I have two daughters, a three-year-old and an eight-month-old. I started reading Harry Potter and the Sorcerer’s Stone to my older daughter the day she was born, and we finished Deathly Hallows nine months later. Of course she didn’t understand a word of it, but it was still great family bonding. (It also inspired me to finally publish my own ranking of the books.)

We are now part way through our second read-through, daughter number two included this time. We’re using Jim Kay’s phenomenal illustrated editions (all the pictures in this post are by Kay). The older daughter is really into it. She says her favorite character is Hermione, and she finds Dobby very creepy. The younger daughter gave a glowing review of “bah bah bah.”

It’s truly a delight to pass this series on to the next generation, to relive Rowling’s great adventure through the eyes of children.

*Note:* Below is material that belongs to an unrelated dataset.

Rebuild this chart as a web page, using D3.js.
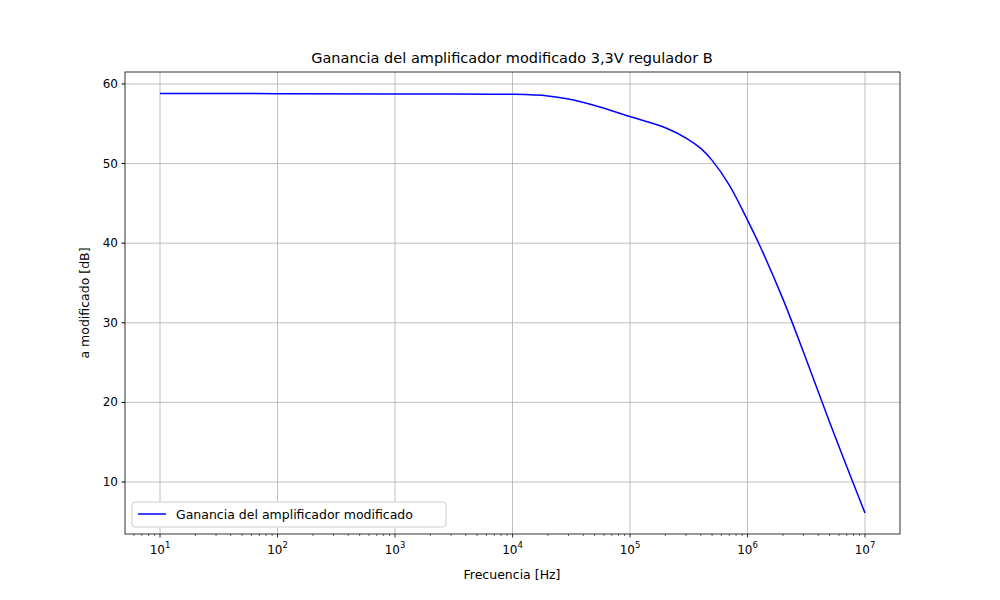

I hope they continue to love the series as they grow, even as I know they will never love it as much as I do, or in the way I do. That’s okay; it’s good, even. I want them to have their own stories to cherish and worlds to discover. I want them to find their own art to pass on to their own kids some day. They need not be beholden to my taste alone.

Though I can’t give them the same formative literary experience I had, I hope the Harry Potter series is something special for them in a different way: A reminder that their daddy loves them more than Ron loves Chocolate Frogs and wants them to have their own great journey. Thankfully, their saga doesn’t begin at Privet Drive.

Culture is more than ink on a paper, more than grooves on a vinyl, more than frames on a film reel. It’s the fundamental human experience of shared stories and collective memory. It’s the lens through which we view the world, and passage of time, and all basic truths of human nature. And that has never been more clear to me than when I’m reading Harry Potter.